[Update: the developer denies sabotage rumours. What could it be? Possibly a mirage.]
Spintires [official site], the splendid game of mud and massive vehicles, appears to have been intentionally damaged by its creator Pavel Zagrebelny. We reported on the troubles that were brewing at Oovee last year. In short, financial disagreements and Pavel’s claims that he couldn’t update the game as he wanted to had caused a division between developer and publisher. Now, players are reporting crashes and the malfunctioning pieces of code appear to have been intentionally placed – ‘timebombs’, triggered at set times or dates. There’s a fix. For the game, if not for Pavel and Oovee.
The long version of the story is yet to be told but the short version is in the paragraph above. It’s impossible to state facts regarding the specifics of the disagreements between Oovee and Pavel without seeing contracts or being privy to conversations. Indeed, some of the problems seem to relate to a lack of communication, with Pavel telling Eurogamer last week:
“They owe me a s***load of money according to our contract. But I don’t have any leverage because my judicial skills are zero. I haven’t had a meaningful communication with Oovee for many months (maybe a year).”
For their part, Oovee are mostly sticking to ‘no comment’, telling Eurogamer that, “He has been paid as in his contract” and that further details are under NDA.
And so, seemingly out of frustration with the situation, Pavel has reportedly slashed the tires of his own game. I’m somewhat accustomed to multiplayer games dying as time goes on and the playerbase seeks new sensations, but for a game to be terminated in this way is very unusual.
Spintires might seem like an obscure game – a simulation of grinding engines and mud – but it was a top seller on Steam and Steamspy logs over a 100,000 users over the last fortnight, from around 750,000 owners.
Spintires is a splendid game about massive vehicles churning up the environment in a Sisyphean slog through mud and gravel, and it’d be a terrible shame if the single programmer behind its development were left in the cold. But it’d also be a terrible shame if the game were erased from existence, the audience punished for the actions (perceived or actual) of the publisher and the reaction of the developer.

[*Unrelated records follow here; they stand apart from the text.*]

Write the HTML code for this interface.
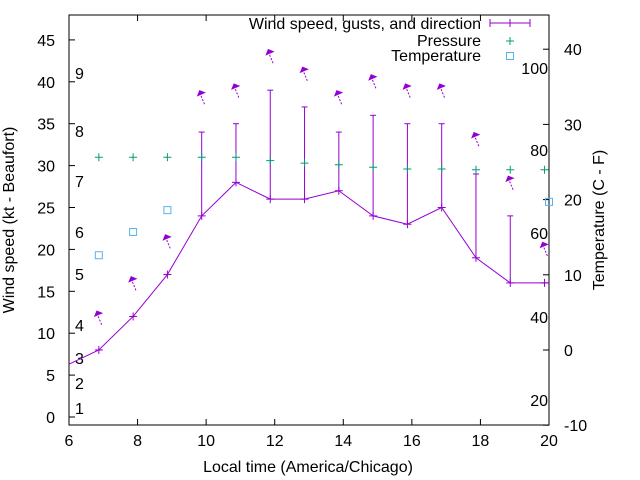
<!DOCTYPE html>
<html><head><meta charset="utf-8"><style>body{margin:0;background:#fff}svg{display:block;font-family:"Liberation Sans",sans-serif}</style></head>
<body>
<svg id="c" width="640" height="480"></svg>
<script>
const hours=[6.87,7.87,8.87,9.87,10.87,11.87,12.87,13.87,14.87,15.87,16.87,17.87,18.87,19.87];
const wind=[8,12,17,24,28,26,26,27,24,23,25,19,16,16];
const gust=[8,12,17,34,35,39,37,34,36,35,35,29,24,16];
const arrowPos=[12.4,16.5,21.5,38.7,39.5,43.6,41.5,38.7,40.6,39.5,39.5,33.7,28.5,20.6];
const pressure=[31,31,31,31,31,30.6,30.3,30.1,29.8,29.6,29.6,29.5,29.5,29.5];
const tempHours=[6.87,7.87,8.87,20];
const temp=[12.6,15.7,18.6,19.7];
const xTicks=[6,8,10,12,14,16,18,20];
const yTicks=[0,5,10,15,20,25,30,35,40,45];
const y2Ticks=[-10,0,10,20,30,40];
const pTicks=["100","80","60","40","20"];
const pTickY=[68,150,233,317,400];
const bTicks=["1","2","3","4","5","6","7","8","9"];
const bTickY=[408,383,358,325,274,232,181,131,73];
const L=69,R=549,T=15,B=425;
const X=v=>L+(v-6)*(R-L)/14;
const Y=v=>417-v*8.38;
const Y2=v=>350-v*7.52;
const s=document.getElementById('c');
const NS='http://www.w3.org/2000/svg';
function mk(tag,at,name,parent){const e=document.createElementNS(NS,tag);for(const k in at)e.setAttribute(k,at[k]);


(parent||s).appendChild(e);return e;}
function tx(x,y,t,name,anchor,extra){const e=mk('text',Object.assign({x:x,y:y,'font-size':16,fill:'#000','text-anchor':anchor||'middle'},extra||{}),name);e.textContent=t;return e;}
mk('rect',{x:L,y:T,width:R-L,height:B-T,fill:'none',stroke:'#000','stroke-width':1},'plot-frame');
xTicks.forEach(v=>{mk('line',{x1:X(v),x2:X(v),y1:B,y2:B-6,stroke:'#000'},'x-tick');mk('line',{x1:X(v),x2:X(v),y1:T,y2:T+6,stroke:'#000'},'x-tick-top');tx(X(v),446,String(v),'x-tick-label');});
yTicks.forEach(v=>{mk('line',{x1:L,x2:L+6,y1:Y(v),y2:Y(v),stroke:'#000'},'y-tick');tx(L-14,Y(v)+6,String(v),'y-tick-label','end');});
y2Ticks.forEach(v=>{mk('line',{x1:R,x2:R-6,y1:Y2(v),y2:Y2(v),stroke:'#000'},'y2-tick');tx(R+15,Y2(v)+6,String(v),'y2-tick-label','start');});
pTicks.forEach((t,i)=>tx(R-1,pTickY[i]+6,t,'pressure-tick-label','end'));
bTicks.forEach((t,i)=>tx(75,bTickY[i]+6,t,'beaufort-label','start'));
tx(308,472,'Local time (America/Chicago)','x-axis-title');
tx(0,0,'Wind speed (kt - Beaufort)','y-axis-title','middle',{transform:'translate(14,220) rotate(-90)'});
tx(0,0,'Temperature (C - F)','y2-axis-title','middle',{transform:'translate(604,220) rotate(-90)'});
const P='#9400d3';
let d='M'+X(6)+' '+Y(6.3);
hours.forEach((h,i)=>d+=' L'+X(h)+' '+Y(wind[i]));
d+=' L'+X(20)+' '+Y(16);
mk('path',{d:d,fill:'none',stroke:P,'stroke-width':1},'wind-line');
hours.forEach((h,i)=>{const x=X(h);
mk('line',{x1:x,x2:x,y1:Y(wind[i]),y2:Y(gust[i]),stroke:P},'gust-bar');
mk('line',{x1:x-3,x2:x+3,y1:Y(gust[i]),y2:Y(gust[i]),stroke:P},'gust-cap');
mk('line',{x1:x-4,x2:x+4,y1:Y(wind[i]),y2:Y(wind[i]),stroke:P},'wind-point');
mk('line',{x1:x,x2:x,y1:Y(wind[i])-4,y2:Y(wind[i])+4,stroke:P},'wind-point');
const ay=Y(arrowPos[i]);
mk('line',{x1:x-2,y1:ay,x2:x+3,y2:ay+12,stroke:P,'stroke-dasharray':'2,1.5'},'direction-arrow-shaft');
mk('polygon',{points:`${x-2},${ay-2} ${x+3},${ay} ${x-4},${ay+3}`,fill:P,stroke:P},'direction-arrow-head');
});
const G='#009e73';
hours.forEach((h,i)=>{const x=X(h),y=Y(pressure[i]);
mk('path',{d:`M${x-4} ${y}H${x+4}M${x} ${y-4}V${y+4}`,stroke:G},'pressure-point');});
const C='#56b4e9';
tempHours.forEach((h,i)=>mk('rect',{x:X(h)-3.5,y:Y2(temp[i])-3.5,width:7,height:7,fill:'none',stroke:C},'temperature-point'));
tx(481,29,'Wind speed, gusts, and direction','legend-wind','end');
mk('path',{d:'M490 23H530M490 19V27M530 19V27M510 19V27',stroke:P,fill:'none'},'legend-wind-sample');
tx(481,46,'Pressure','legend-pressure','end');
mk('path',{d:'M506 41H514M510 37V45',stroke:G},'legend-pressure-sample');
tx(481,61,'Temperature','legend-temperature','end');
mk('rect',{x:506.5,y:52.5,width:7,height:7,fill:'none',stroke:C},'legend-temperature-sample');
</script>
</body></html>
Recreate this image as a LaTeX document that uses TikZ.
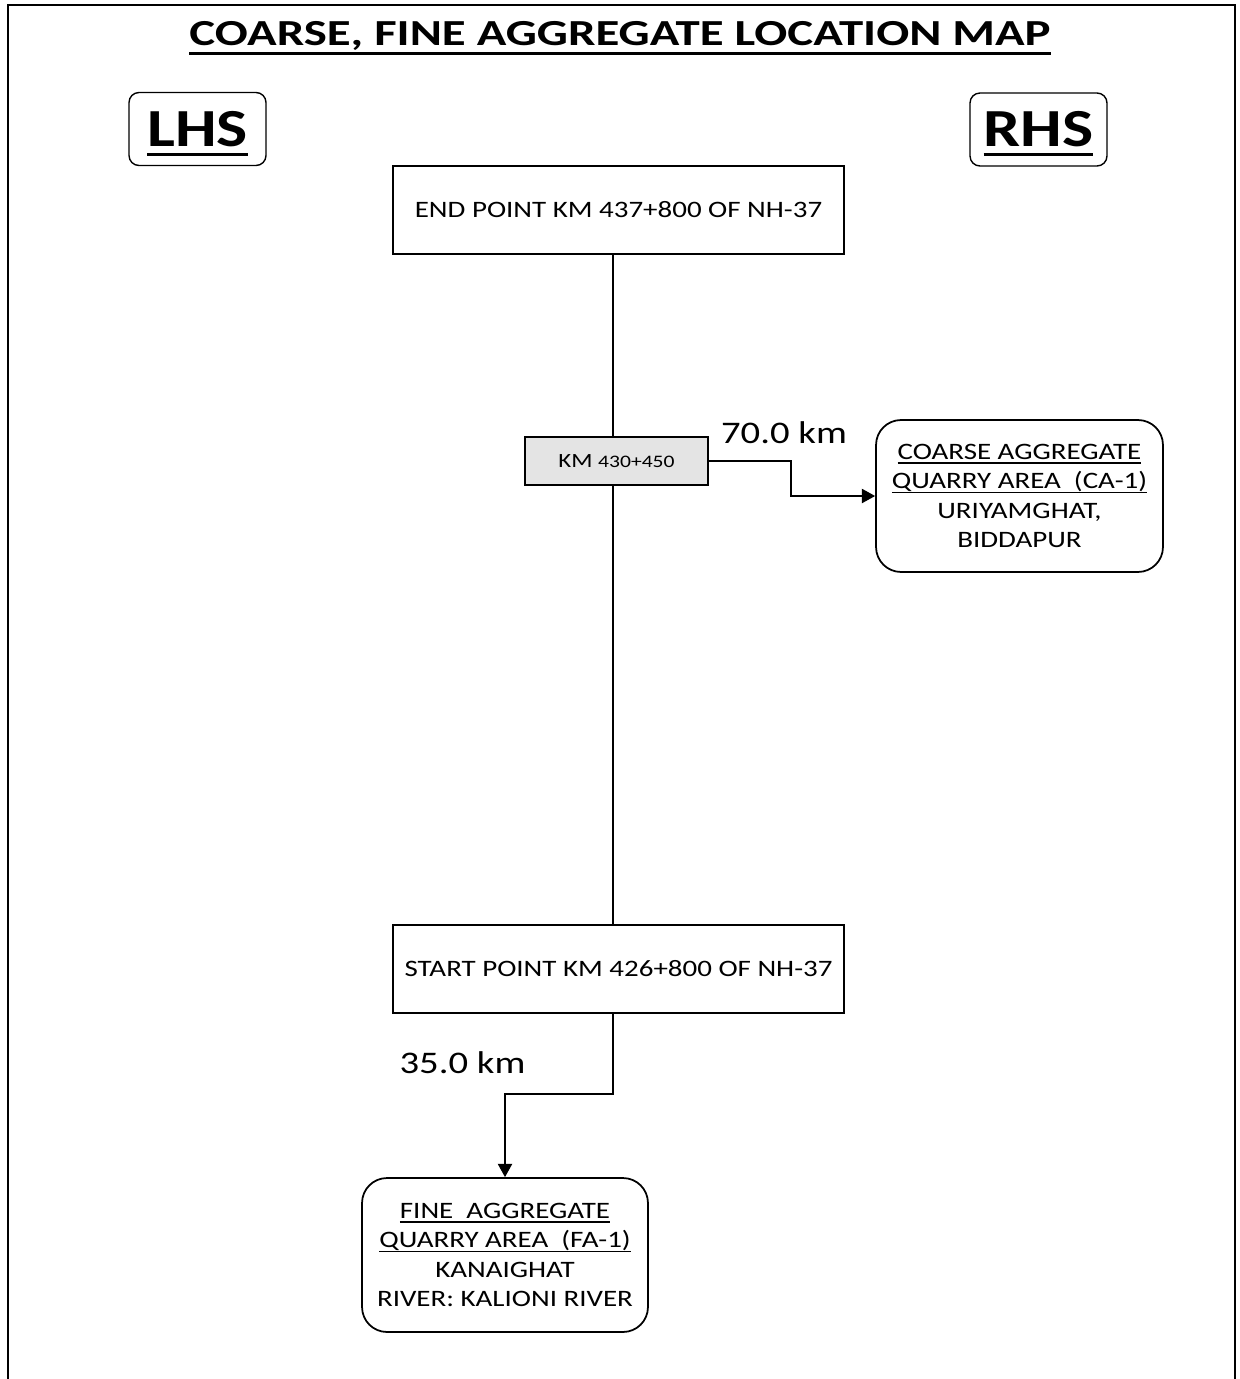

For now there’s a fix, which has always been through four iterations to catch new code changes. This is not an official download so caveats apply – you’re downloading and applying it at your own risk. There are other options detailed on this reddit thread, including a workaround involving internal CPU date and time manipulation. Because the code changes were triggered as timebombs, presumably so that they could be inserted into the game ahead of time rather than requiring access to the code once the relationship had entirely broken down, resetting to a time before the last update appears to function as a workaround.
As recently as the Eurogamer interviews on February 24th, both Oovee and Pavel were talking about future development plans.
“I don’t know if my new features would be updates to Spintires or part of a new game or franchise, but I have at least one or two years of work ahead before I switch to something else,” he adds. “New features include snow, a larger view distance, nicer skyboxes, rain, wind, tracked vehicles, realistic soft wheels simulation and vehicle collision model similar to [fellow vehicle sim] BeamNG.”
Tony Fellas at Oovees maintains that Pavel and his team have been working hard on the game: “Pavel was working on the game when it was updated in December, having done very well to manage the release of both the truck and map editor before the Christmas holiday”, but adds that, “Pavel is often upset, I’m afraid that geniuses are often like that.” He goes on to say that the company “are in the final legal stages of completing some new paths forward and expect to be able to announce details in the forthcoming weeks”, leading to “a great future for the Spintires game” and “franchise”.
We’ll contact Oovee and Pavel for comment.